Barbé-Urbain Gallery is organizing the first solo gallery exhibition of Adelheid De Witte

In September, the Ghent artist Adelheid De Witte (°1982) will be exhibiting solo in a gallery for the very first time. In the Barbé-Urbain Gallery in Ghent, she will present a dozen new paintings and several striking installations, under the title There are Fireworks at 11pm.

De Witte's work can be seen as the continuation of the Belgian surrealistic tradition, but in a contemporary framework. The reoccurring depictions of landscapes arise in a rather organic way, combined with uncommon shapes and colours. The results are abstract, landscape-like scenes in which light plays a crucial role. 

De Witte constantly plays with paradoxes of light and dark, cheerful and sombre, abstract and figurative, illusion and reality, nostalgic and contemporary. As a spectator you get to see new perspectives on reality, but you have to fill in the meaning yourself. In this sense her paintings are like a succession of different approaches, contexts and meanings.

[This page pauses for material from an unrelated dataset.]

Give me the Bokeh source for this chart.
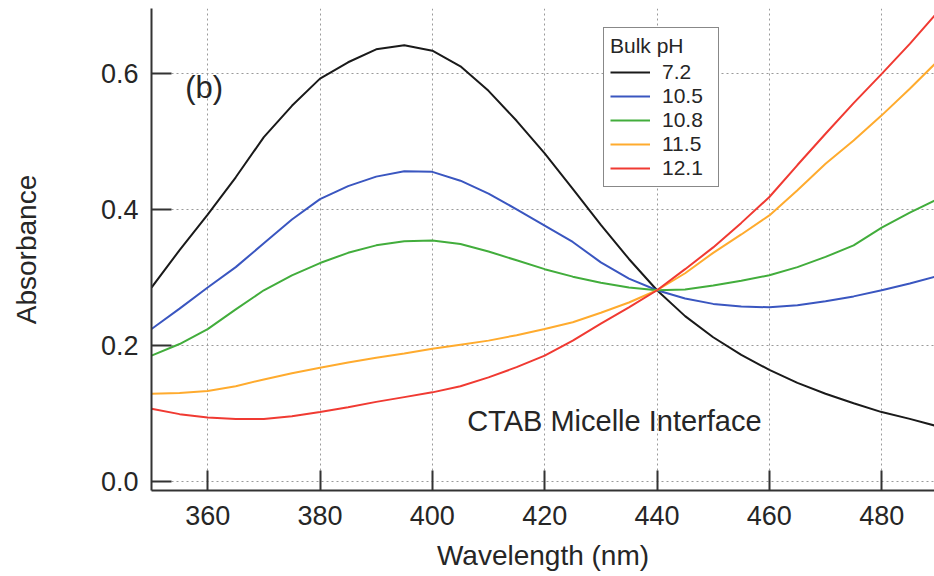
from bokeh.plotting import figure
from bokeh.models import Range1d, FixedTicker, Legend, LegendItem, Label, NumeralTickFormatter
from bokeh.embed import file_html
from bokeh.resources import INLINE

# ---- data ----
wavelength = [350, 355, 360, 365, 370, 375, 380, 385, 390, 395, 400, 405, 410, 415, 420,
              425, 430, 435, 440, 445, 450, 455, 460, 465, 470, 475, 480, 485, 490]

abs_ph72 = [0.285, 0.340, 0.392, 0.447, 0.506, 0.552, 0.592, 0.616, 0.635, 0.641, 0.633, 0.610,
            0.574, 0.530, 0.482, 0.430, 0.377, 0.327, 0.281, 0.243, 0.212, 0.186, 0.164, 0.145,
            0.129, 0.115, 0.102, 0.092, 0.081]
abs_ph105 = [0.224, 0.254, 0.285, 0.315, 0.350, 0.385, 0.415, 0.434, 0.448, 0.456, 0.455, 0.442,
             0.423, 0.400, 0.376, 0.352, 0.322, 0.298, 0.281, 0.269, 0.261, 0.257, 0.256, 0.259,
             0.265, 0.272, 0.281, 0.291, 0.302]
abs_ph108 = [0.185, 0.202, 0.224, 0.253, 0.281, 0.303, 0.321, 0.336, 0.347, 0.353, 0.354, 0.349,
             0.338, 0.325, 0.312, 0.301, 0.292, 0.285, 0.281, 0.282, 0.288, 0.295, 0.303, 0.315,
             0.330, 0.347, 0.373, 0.395, 0.415]
abs_ph115 = [0.129, 0.130, 0.133, 0.140, 0.150, 0.159, 0.167, 0.175, 0.182, 0.188, 0.195, 0.201,
             0.207, 0.215, 0.224, 0.234, 0.248, 0.263, 0.281, 0.306, 0.336, 0.363, 0.391, 0.428,
             0.467, 0.501, 0.538, 0.577, 0.618]
abs_ph121 = [0.107, 0.099, 0.094, 0.092, 0.092, 0.096, 0.102, 0.109, 0.117, 0.124, 0.131, 0.140,
             0.153, 0.168, 0.185, 0.207, 0.232, 0.256, 0.281, 0.312, 0.344, 0.380, 0.418, 0.465,
             0.511, 0.556, 0.599, 0.643, 0.690]

ph_labels = ["7.2", "10.5", "10.8", "11.5", "12.1"]
series = [abs_ph72, abs_ph105, abs_ph108, abs_ph115, abs_ph121]
colors = ["#1a1a1a", "#3a56c0", "#42ad3c", "#ffab2e", "#f03a32"]

x_ticks = [360, 380, 400, 420, 440, 460, 480]
y_ticks = [0.0, 0.2, 0.4, 0.6]

FONT = "Liberation Sans"
TXT = "#262626"

p = figure(width=934, height=576, output_backend="svg", toolbar_location=None,
           x_range=Range1d(350, 489.4), y_range=Range1d(-0.0132, 0.695),
           min_border_left=151, min_border_right=0, min_border_top=8, min_border_bottom=86)
p.outline_line_color = None
p.background_fill_color = "white"
p.border_fill_color = "white"

renderers = []
for ys, c in zip(series, colors):
    r = p.line(wavelength, ys, line_color=c, line_width=2)
    renderers.append(r)

# axes
p.xaxis.ticker = FixedTicker(ticks=x_ticks)
p.yaxis.ticker = FixedTicker(ticks=y_ticks)
p.yaxis.formatter = NumeralTickFormatter(format="0.0")
for ax in (p.xaxis[0], p.yaxis[0]):
    ax.axis_line_color = "#333333"
    ax.axis_line_width = 2
    ax.major_tick_line_color = "#333333"
    ax.major_tick_line_width = 2
    ax.major_tick_in = 20
    ax.major_tick_out = 0
    ax.minor_tick_line_color = None
    ax.major_label_text_font = FONT
    ax.major_label_text_font_size = "27px"
    ax.major_label_text_color = TXT
    ax.axis_label_text_font = FONT
    ax.axis_label_text_font_size = "28px"
    ax.axis_label_text_font_style = "normal"
    ax.axis_label_text_color = TXT
p.yaxis.major_label_standoff = 13
p.xaxis.major_label_standoff = 15
p.yaxis.axis_label = "Absorbance"
p.yaxis.axis_label_standoff = 56
p.xaxis.axis_label = "Wavelength (nm)"
p.xaxis.axis_label_standoff = 12

# grid
p.xgrid.ticker = FixedTicker(ticks=x_ticks)
p.ygrid.ticker = FixedTicker(ticks=y_ticks)
for g in (p.xgrid[0], p.ygrid[0]):
    g.grid_line_color = "#9a9a9a"
    g.grid_line_dash = "2 3"
    g.grid_line_width = 1

# annotations
p.add_layout(Label(x=356, y=0.579, text="(b)", text_font=FONT, text_font_size="31px",
                   text_color=TXT, text_align="left", text_baseline="middle"))
p.add_layout(Label(x=406.2, y=0.0896, text="CTAB Micelle Interface", text_font=FONT,
                   text_font_size="29px", text_color=TXT, text_align="left",
                   text_baseline="middle"))

# legend
items = [LegendItem(label=lab, renderers=[r]) for lab, r in zip(ph_labels, renderers)]
legend = Legend(items=items, location=(452, 303), title="Bulk pH")
legend.border_line_color = "#111111"
legend.border_line_width = 1.5
legend.background_fill_color = "white"
legend.background_fill_alpha = 1
legend.padding = 6
legend.spacing = 0
legend.margin = 0
legend.glyph_width = 40
legend.glyph_height = 20
legend.label_height = 20
legend.label_width = 50
legend.label_standoff = 12
legend.label_text_font = FONT
legend.label_text_font_size = "21px"
legend.label_text_color = TXT
legend.title_text_font = FONT
legend.title_text_font_size = "21px"
legend.title_text_font_style = "normal"
legend.title_text_color = TXT
legend.title_standoff = 2
p.add_layout(legend)

open("out.html", "w").write(file_html(p, INLINE))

In a statement, De Witte notes:

"The pleasure of making lies in the surprise. If a work gives me more questions than answers at the end, that is one of the finest experiences that can happen to me. There are few things that can match that.”

De Witte is self-taught. The thorough study of works and working methods from all periods and from different cultures has strongly influenced the way she works today. She flirts with different perspectives and allows old and new to coexist. It ensures that her work acquires an uncanny, even disorienting character. Old objects such as lace-making machines serve as a starting point for installations, and worn-out gym rings from her own childhood are turned over and connected to tubes in plexiglass and filled with pigments that light up in the dark. The object is stripped of its original function and thus gives an orphaned impression. Something is going on, but it is not clear what.

The title of the show – There are Fireworks at 11pm – has a similar alienation effect. At first glance it is reminiscent of a simple announcement on a flyer, banner or poster in a random beach resort. The title comes in the form of an announcement, but at the same time, you don't know where, when, or how these fireworks will take place. The expectation of fireworks creates a certain framework without being one. 


Adelheid De Witte
There are Fireworks at 11pm
19 September - 25 October 2020
Barbé-Urbain Gallery


Adelheid De Witte was born in 1982. She works in an old boys' school in Ghent, alongside fellow artists Berlinde De Bruyckere and Peter Buggenhout. De Witte previously exhibited in group exhibitions such as PASS (2016), the art route organized by Kris Martin and Jan Hoet Junior through the villages of Huise, Wannegem, Lede, and Mullem; Re-ART2 (2017), the group exhibition in Zaventem curated by Julie Senden; the Biennial of Painting (2018) in the Museum Dhondt-Dhaenens; and the group show L'Heure Bleue (2020), organized by the Antwerp galleries Sofie Van de Velde and Plus-One.